The name AJ Lambert may not ring any bells when it comes to her family ties. But the singer is carrying on the legacy of her grandfather — the iconic Frank “Ol’ Blue Eyes” Sinatra — where her uncle, the late Frank Sinatra Jr., left off.

Lambert opens her new residency show, which will continue with once-a-month performances through November, on Feb. 9 at The Space, located at at 3460 Cavaretta Court in Las Vegas. Showgoers will quickly discover that the talented singer is uniquely doing it her way.

AJ Lambert, Frank Sinatra’s granddaughter, brings his legacy to The Space in Las Vegas.

“Everyone and their mother does a Frank Sinatra ring-a-ding tribute show,” said Lambert, the daughter of late dancer-choreographer Hugh Lambert and singer-actress Nancy Sinatra. She will perform Sinatra’s entire 1955 album, In the Wee Small Hours, acclaimed as one of the first concept albums.

Accompanied only by John Boswell on piano, Lambert will sing the entire album with all the original Nelson Riddle arrangements.

Between songs, she will delve into stories depicting the Sinatra she knew — the one she says can’t be found on Wikipedia. The show is also her way of having a conversation with her grandfather and bouncing things off of him via his music.

“I’m a 43-year-old woman from a punk music background, and it felt disingenuous to me to do some of his songs,” Lambert explained. “For me to sing Come Fly With Me,’ for example, would be cynical and bizarre. You can’t fake those songs. 

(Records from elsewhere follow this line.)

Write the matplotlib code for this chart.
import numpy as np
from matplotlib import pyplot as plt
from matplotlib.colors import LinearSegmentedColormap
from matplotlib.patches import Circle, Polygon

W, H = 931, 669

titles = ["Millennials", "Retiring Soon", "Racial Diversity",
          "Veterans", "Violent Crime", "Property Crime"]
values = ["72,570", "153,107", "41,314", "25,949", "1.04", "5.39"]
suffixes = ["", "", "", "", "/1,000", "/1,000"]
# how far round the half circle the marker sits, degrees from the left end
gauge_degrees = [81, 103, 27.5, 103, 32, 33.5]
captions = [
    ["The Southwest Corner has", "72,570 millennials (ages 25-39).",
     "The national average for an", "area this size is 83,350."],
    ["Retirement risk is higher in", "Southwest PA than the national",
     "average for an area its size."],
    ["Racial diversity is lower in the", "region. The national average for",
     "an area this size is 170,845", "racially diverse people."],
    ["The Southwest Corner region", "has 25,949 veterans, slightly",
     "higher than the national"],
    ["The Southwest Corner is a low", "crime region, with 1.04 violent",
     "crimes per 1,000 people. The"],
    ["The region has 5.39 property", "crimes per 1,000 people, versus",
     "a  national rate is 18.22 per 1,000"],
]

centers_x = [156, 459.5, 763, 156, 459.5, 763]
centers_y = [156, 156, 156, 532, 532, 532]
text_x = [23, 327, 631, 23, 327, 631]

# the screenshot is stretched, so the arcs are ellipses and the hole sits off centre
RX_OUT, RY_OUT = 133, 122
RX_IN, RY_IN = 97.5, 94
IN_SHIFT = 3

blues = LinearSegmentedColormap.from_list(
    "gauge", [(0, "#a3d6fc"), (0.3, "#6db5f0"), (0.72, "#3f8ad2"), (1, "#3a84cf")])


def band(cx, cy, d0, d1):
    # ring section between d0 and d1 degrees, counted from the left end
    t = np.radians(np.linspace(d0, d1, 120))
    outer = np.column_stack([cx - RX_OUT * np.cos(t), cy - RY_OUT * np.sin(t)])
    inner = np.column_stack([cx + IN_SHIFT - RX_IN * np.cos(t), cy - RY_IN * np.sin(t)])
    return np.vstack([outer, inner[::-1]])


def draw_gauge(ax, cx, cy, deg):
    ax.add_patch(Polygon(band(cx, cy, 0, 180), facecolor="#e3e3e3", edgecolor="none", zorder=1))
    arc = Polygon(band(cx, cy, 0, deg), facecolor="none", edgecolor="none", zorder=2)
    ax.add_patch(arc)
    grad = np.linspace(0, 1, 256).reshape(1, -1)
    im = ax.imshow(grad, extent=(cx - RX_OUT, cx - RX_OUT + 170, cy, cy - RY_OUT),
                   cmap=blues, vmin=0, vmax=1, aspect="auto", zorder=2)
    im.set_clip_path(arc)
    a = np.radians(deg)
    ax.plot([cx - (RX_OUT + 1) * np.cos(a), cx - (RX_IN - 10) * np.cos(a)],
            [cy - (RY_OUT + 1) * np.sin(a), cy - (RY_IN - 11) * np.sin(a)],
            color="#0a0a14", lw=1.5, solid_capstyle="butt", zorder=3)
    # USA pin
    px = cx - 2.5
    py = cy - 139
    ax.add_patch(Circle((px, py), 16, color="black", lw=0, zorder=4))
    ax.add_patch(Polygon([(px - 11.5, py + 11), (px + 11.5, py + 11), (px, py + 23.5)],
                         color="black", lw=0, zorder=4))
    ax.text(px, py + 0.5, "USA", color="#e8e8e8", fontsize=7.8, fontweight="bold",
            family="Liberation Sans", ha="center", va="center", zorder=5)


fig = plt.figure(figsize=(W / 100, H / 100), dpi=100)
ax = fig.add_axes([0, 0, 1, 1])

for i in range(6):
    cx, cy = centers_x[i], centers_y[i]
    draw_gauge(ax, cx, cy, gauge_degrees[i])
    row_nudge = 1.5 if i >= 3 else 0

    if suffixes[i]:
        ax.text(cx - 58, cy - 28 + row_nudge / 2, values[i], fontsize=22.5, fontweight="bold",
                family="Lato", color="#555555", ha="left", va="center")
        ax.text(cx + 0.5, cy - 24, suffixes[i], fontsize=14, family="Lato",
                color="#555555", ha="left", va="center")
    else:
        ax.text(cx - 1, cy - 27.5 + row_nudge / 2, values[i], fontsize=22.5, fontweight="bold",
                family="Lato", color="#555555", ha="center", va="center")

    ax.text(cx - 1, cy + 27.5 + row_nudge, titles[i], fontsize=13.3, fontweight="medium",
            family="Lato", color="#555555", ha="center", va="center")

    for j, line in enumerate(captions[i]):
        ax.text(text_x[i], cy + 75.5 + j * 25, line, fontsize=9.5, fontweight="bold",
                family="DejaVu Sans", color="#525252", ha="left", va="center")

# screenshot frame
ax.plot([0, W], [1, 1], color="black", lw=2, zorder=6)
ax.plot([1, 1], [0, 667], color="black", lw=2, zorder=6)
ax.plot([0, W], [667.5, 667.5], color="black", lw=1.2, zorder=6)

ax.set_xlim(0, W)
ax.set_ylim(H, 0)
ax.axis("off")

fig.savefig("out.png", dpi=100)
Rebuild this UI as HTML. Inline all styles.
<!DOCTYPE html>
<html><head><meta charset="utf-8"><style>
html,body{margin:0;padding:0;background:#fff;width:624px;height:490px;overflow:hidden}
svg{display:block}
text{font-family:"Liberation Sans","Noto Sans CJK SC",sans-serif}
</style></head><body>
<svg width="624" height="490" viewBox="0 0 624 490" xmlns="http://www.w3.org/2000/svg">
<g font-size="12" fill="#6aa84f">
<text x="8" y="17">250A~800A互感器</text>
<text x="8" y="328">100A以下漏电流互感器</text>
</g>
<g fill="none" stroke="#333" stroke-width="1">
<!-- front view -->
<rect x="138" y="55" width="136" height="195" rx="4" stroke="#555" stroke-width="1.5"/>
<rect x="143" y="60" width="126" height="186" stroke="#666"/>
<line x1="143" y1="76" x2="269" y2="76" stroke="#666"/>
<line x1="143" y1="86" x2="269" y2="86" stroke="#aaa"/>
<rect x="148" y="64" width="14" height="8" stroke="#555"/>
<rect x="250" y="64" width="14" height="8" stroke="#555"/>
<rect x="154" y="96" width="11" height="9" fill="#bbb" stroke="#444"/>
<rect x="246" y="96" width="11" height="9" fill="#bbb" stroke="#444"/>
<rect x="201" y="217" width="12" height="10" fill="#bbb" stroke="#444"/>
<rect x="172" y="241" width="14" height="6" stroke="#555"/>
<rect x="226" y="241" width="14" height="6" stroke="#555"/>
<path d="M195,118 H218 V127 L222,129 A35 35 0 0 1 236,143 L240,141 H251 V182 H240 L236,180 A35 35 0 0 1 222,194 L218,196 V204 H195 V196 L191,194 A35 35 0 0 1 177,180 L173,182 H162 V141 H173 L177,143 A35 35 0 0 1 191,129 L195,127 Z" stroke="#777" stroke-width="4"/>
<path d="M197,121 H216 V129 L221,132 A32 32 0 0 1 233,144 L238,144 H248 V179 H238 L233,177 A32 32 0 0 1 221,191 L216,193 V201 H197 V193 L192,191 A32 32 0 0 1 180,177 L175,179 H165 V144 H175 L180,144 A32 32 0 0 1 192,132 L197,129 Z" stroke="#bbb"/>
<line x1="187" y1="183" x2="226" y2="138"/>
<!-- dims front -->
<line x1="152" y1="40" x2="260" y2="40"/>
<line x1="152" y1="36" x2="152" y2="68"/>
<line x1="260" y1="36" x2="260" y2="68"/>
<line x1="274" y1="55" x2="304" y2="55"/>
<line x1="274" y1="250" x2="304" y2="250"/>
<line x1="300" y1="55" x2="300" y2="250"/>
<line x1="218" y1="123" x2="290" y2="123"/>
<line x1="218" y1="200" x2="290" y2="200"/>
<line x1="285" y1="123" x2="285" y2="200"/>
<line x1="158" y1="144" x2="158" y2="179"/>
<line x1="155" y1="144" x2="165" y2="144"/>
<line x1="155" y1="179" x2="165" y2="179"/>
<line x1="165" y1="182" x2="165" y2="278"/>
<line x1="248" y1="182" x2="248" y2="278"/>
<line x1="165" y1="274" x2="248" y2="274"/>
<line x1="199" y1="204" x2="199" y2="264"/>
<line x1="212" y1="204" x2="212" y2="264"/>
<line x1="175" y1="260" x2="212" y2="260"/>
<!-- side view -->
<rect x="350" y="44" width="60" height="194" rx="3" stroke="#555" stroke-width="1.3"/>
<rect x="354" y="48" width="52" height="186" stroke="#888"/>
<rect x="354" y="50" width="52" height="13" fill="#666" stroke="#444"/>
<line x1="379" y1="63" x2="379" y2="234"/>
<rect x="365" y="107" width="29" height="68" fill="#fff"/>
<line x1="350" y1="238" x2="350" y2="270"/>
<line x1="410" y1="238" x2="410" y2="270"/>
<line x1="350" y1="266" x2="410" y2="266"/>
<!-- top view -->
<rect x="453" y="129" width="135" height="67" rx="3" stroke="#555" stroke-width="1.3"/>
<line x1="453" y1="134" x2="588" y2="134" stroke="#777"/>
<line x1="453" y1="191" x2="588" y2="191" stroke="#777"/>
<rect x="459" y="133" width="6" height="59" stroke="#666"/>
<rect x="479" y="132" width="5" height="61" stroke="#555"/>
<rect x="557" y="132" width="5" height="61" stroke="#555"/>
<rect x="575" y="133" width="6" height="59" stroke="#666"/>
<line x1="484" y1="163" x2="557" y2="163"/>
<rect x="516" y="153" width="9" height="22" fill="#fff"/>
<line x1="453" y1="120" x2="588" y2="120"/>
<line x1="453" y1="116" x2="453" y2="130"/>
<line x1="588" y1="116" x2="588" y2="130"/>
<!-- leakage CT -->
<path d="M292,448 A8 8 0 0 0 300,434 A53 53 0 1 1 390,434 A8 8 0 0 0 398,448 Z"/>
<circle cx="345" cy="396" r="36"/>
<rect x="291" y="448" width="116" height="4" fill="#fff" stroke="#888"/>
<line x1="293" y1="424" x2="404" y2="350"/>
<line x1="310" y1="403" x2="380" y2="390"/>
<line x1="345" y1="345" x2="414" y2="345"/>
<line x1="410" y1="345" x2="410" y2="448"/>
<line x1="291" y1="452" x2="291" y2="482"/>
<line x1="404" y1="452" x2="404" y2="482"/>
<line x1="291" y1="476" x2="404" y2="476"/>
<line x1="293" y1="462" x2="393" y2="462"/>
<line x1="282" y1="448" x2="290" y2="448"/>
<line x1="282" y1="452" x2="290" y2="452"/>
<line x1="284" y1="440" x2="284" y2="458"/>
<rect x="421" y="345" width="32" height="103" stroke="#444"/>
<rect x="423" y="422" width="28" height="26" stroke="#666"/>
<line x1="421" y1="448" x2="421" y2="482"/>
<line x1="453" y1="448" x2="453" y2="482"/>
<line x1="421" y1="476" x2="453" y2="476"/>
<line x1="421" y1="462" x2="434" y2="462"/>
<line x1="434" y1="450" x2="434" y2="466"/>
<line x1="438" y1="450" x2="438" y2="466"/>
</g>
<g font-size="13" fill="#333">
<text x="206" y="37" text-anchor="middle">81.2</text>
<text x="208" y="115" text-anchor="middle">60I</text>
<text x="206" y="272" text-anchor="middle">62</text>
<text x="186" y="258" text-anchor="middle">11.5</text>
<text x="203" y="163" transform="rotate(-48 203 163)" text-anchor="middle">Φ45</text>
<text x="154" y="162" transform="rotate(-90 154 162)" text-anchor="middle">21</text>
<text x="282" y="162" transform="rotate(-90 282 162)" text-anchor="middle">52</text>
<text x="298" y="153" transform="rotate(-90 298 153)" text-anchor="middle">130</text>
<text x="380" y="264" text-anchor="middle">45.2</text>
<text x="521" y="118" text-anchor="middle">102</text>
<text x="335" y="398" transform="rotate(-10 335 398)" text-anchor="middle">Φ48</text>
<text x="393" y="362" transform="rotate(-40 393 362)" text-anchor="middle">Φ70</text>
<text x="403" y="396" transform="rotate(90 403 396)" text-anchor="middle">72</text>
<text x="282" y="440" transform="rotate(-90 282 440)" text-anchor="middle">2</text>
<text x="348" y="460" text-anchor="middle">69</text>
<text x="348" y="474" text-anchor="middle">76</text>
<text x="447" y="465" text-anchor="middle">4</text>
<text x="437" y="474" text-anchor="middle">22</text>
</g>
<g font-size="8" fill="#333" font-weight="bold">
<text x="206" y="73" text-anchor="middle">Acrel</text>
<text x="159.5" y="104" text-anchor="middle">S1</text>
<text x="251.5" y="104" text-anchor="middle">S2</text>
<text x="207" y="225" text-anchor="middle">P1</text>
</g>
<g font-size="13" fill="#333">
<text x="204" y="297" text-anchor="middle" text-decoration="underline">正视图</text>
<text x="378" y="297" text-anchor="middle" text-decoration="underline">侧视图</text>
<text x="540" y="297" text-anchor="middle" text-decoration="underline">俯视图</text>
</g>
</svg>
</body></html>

“I want to bring the albums that were very personal to my grandfather to life. They are themes I can relate to. He curated In the Wee Small Hours personally.

It was about his relationship and breakup with Ava Gardner. It was followed by subsequent concept albums, such as Only the Lonely, which I will be alternating with In the Wee Small Hours in my monthly shows. He had a soft spot for songs like that — what he called saloon songs.”

Lambert says nothing like what she’s doing in her show has been performed before. She admits she feels like people have only a superficial impression of Sinatra, often viewing him as being sensitive, erratic, quick to fly off the handle and moody, which is a word she says she hates.

She says she resents when her grandfather is reduced in people’s minds to simplistic labels or images; womanizer, microphone and fedora.

“He liked solitude sometimes, and he was very reflective, a thinker,” she revealed. “He had a dark side, but he was not volatile. He was very deep, loving, generous, funny and melancholy at times.

“He loved animals and would take in strays off the street, and would sometimes have 10 to 12 in the house at once. He was a softie, who loved to cook and paint.

“I hope that, through my performances, those things can be heard over the din of what everybody’s used to hearing about him.”

When it comes to seeing the other side of Sinatra, in the wee small hours of the morning, Lambert is a beacon of light.